Shanta Gokhale: “I have a Mughal miniature in my kitchen. In it, a woman in immaculate white sits in a kitchen. She’s stirring something in a pot… I stare at her face closely to see if I can spot some trace of happiness. Instead her face is filled with sadness. Why should that be? We see that this Radha has been kept in the kitchen by Krishna, while he, her lord and master, disports with some other woman.”
Quite in contrast with Shashi Deshpande’s piece on kitchens and goddesses, you’d have to say.

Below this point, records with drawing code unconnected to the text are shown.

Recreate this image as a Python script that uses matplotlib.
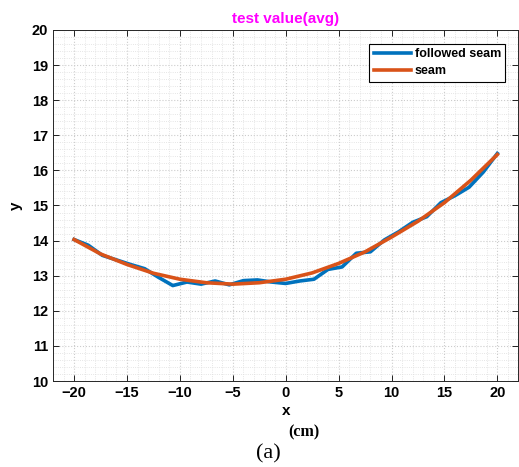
import matplotlib
matplotlib.use("Agg")
import matplotlib.pyplot as plt
import numpy as np
from matplotlib.ticker import MultipleLocator

# followed seam (measured)
follow_x = [-20, -18.67, -17.33, -16, -14.67, -13.33, -12, -10.67, -9.33, -8,
            -6.67, -5.33, -4, -2.67, -1.33, 0, 1.33, 2.67, 4, 5.33,
            6.67, 8, 9.33, 10.67, 12, 13.33, 14.67, 16, 17.33, 18.67, 20]
follow_y = [14.03, 13.87, 13.58, 13.45, 13.32, 13.2, 12.95, 12.72, 12.82, 12.76,
            12.85, 12.74, 12.86, 12.88, 12.82, 12.78, 12.85, 12.9, 13.18, 13.25,
            13.64, 13.68, 14.02, 14.25, 14.52, 14.68, 15.08, 15.28, 15.52, 15.95, 16.48]

# seam (reference)
seam_x = [-20, -17.5, -15, -12.5, -10, -7.5, -5, -2.5, 0, 2.5,
          5, 7.5, 10, 12.5, 15, 17.5, 20]
seam_y = [14.03, 13.62, 13.32, 13.07, 12.9, 12.8, 12.76, 12.8, 12.9, 13.08,
          13.35, 13.68, 14.1, 14.55, 15.08, 15.72, 16.45]

xticks = [-20, -15, -10, -5, 0, 5, 10, 15, 20]
yticks = [10, 11, 12, 13, 14, 15, 16, 17, 18, 19, 20]

plt.rcParams['font.family'] = ['Liberation Sans', 'DejaVu Sans']

fig = plt.figure(figsize=(5.19, 4.67), dpi=100)
ax = fig.add_axes([0.102, 0.184, 0.897, 0.752])

ax.plot(follow_x, follow_y, color='#0072BD', lw=2.6, label='followed seam')
ax.plot(seam_x, seam_y, color='#D95319', lw=2.6, label='seam')

ax.set_xlim(-22, 22)
ax.set_ylim(10, 20)
ax.set_xticks(xticks)
ax.set_yticks(yticks)
ax.xaxis.set_minor_locator(MultipleLocator(1))
ax.yaxis.set_minor_locator(MultipleLocator(0.2))
ax.tick_params(which='both', direction='in', top=True, right=True,
               labelsize=10.5, width=0.6)
ax.tick_params(which='major', length=4)
ax.tick_params(which='minor', length=0)
for lab in ax.get_xticklabels() + ax.get_yticklabels():
    lab.set_fontweight('bold')

ax.grid(which='major', color='#cccccc', ls=':', lw=0.8)
ax.grid(which='minor', color='#dddddd', ls=':', lw=0.6)
ax.set_axisbelow(True)
for s in ax.spines.values():
    s.set_color('#262626')
    s.set_linewidth(0.7)

ax.set_title('test value(avg)', color='magenta', fontweight='bold', fontsize=11, pad=5)
ax.set_xlabel('x', fontweight='bold', fontsize=11, labelpad=3)
ax.set_ylabel('y', fontweight='bold', fontsize=11, labelpad=6)

leg = ax.legend(loc='upper right', bbox_to_anchor=(0.972, 0.96), fancybox=False,
                edgecolor='black', framealpha=1, handlelength=3.0,
                prop={'weight': 'bold', 'size': 9}, borderpad=0.35,
                labelspacing=0.4, handletextpad=0.3, borderaxespad=0)
leg.get_frame().set_linewidth(0.8)

fig.text(0.493, 0.019, '(a)', family='Liberation Serif', fontsize=16)
fig.text(0.555, 0.066, '(cm)', family='Liberation Serif', fontsize=11.5, fontweight='bold')

fig.savefig('out.png', dpi=100)
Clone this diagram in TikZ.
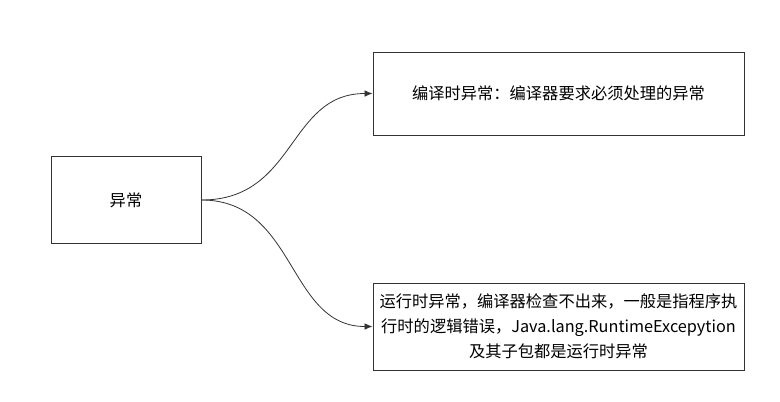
\documentclass[tikz,border=0pt]{standalone}
\usepackage{fontspec}
\setmainfont{Noto Sans CJK SC}
\usetikzlibrary{arrows.meta}

\definecolor{edgegray}{HTML}{333333}

\begin{document}
\begin{tikzpicture}[
    x=0.75pt, y=-0.75pt,
    % --- Styles ---
    % Plain boxes with thin dark border
    box node/.style={draw=edgegray, line width=0.75pt, fill=white, inner sep=0pt,
        font=\fontsize{12.2pt}{18.75pt}\selectfont, align=center},
    % Curved arrows from the root box
    branch line/.style={draw=black!80, line width=0.6pt, -{Latex[length=6pt,width=5pt]}}
]

%================CONFIGURATION================
\def\boxW{371}
\def\boxH{83}
%=============================================

% Canvas size
\useasboundingbox (0,0) rectangle (780,401);

% --- Root box ---
\node[box node, minimum width=150*0.75pt, minimum height=87*0.75pt] (root) at (126,200) {异常};

% --- Checked exceptions ---
\node[box node, minimum width=\boxW*0.75pt, minimum height=\boxH*0.75pt] (checked) at (558.5,93.5)
    {编译时异常：编译器要求必须处理的异常};

% --- Runtime exceptions ---
\node[box node, minimum width=\boxW*0.75pt, minimum height=87*0.75pt] (runtime) at (558.5,326.5)
    {运行时异常，编译器检查不出来，一般是指程序执\\
     行时的逻辑错误，Java.lang.RuntimeExcepytion\\
     及其子包都是运行时异常};

% --- Connectors ---
\draw[branch line] (root.east) .. controls +(95,0) and +(-85,0) .. (checked.west);
\draw[branch line] (root.east) .. controls +(95,0) and +(-85,0) .. (runtime.west);

\end{tikzpicture}
\end{document}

But what the two writers share in common is a strong sense of solidarity with womenfolk around the world, their understanding of life in India and how it has changed, their ability to make us see life in the tiny cracks and fissures in our society, and the courage to speak their minds.
One is glad to have heard and read both these ladies of courage, and I hope that more women will be spared “the invisibility and silence in public life”, that Virginia Woolf had warned of and that Shashi Deshpande quotes in Writing from the Margin.
Let us work towards a world where women will not have to write from the margin.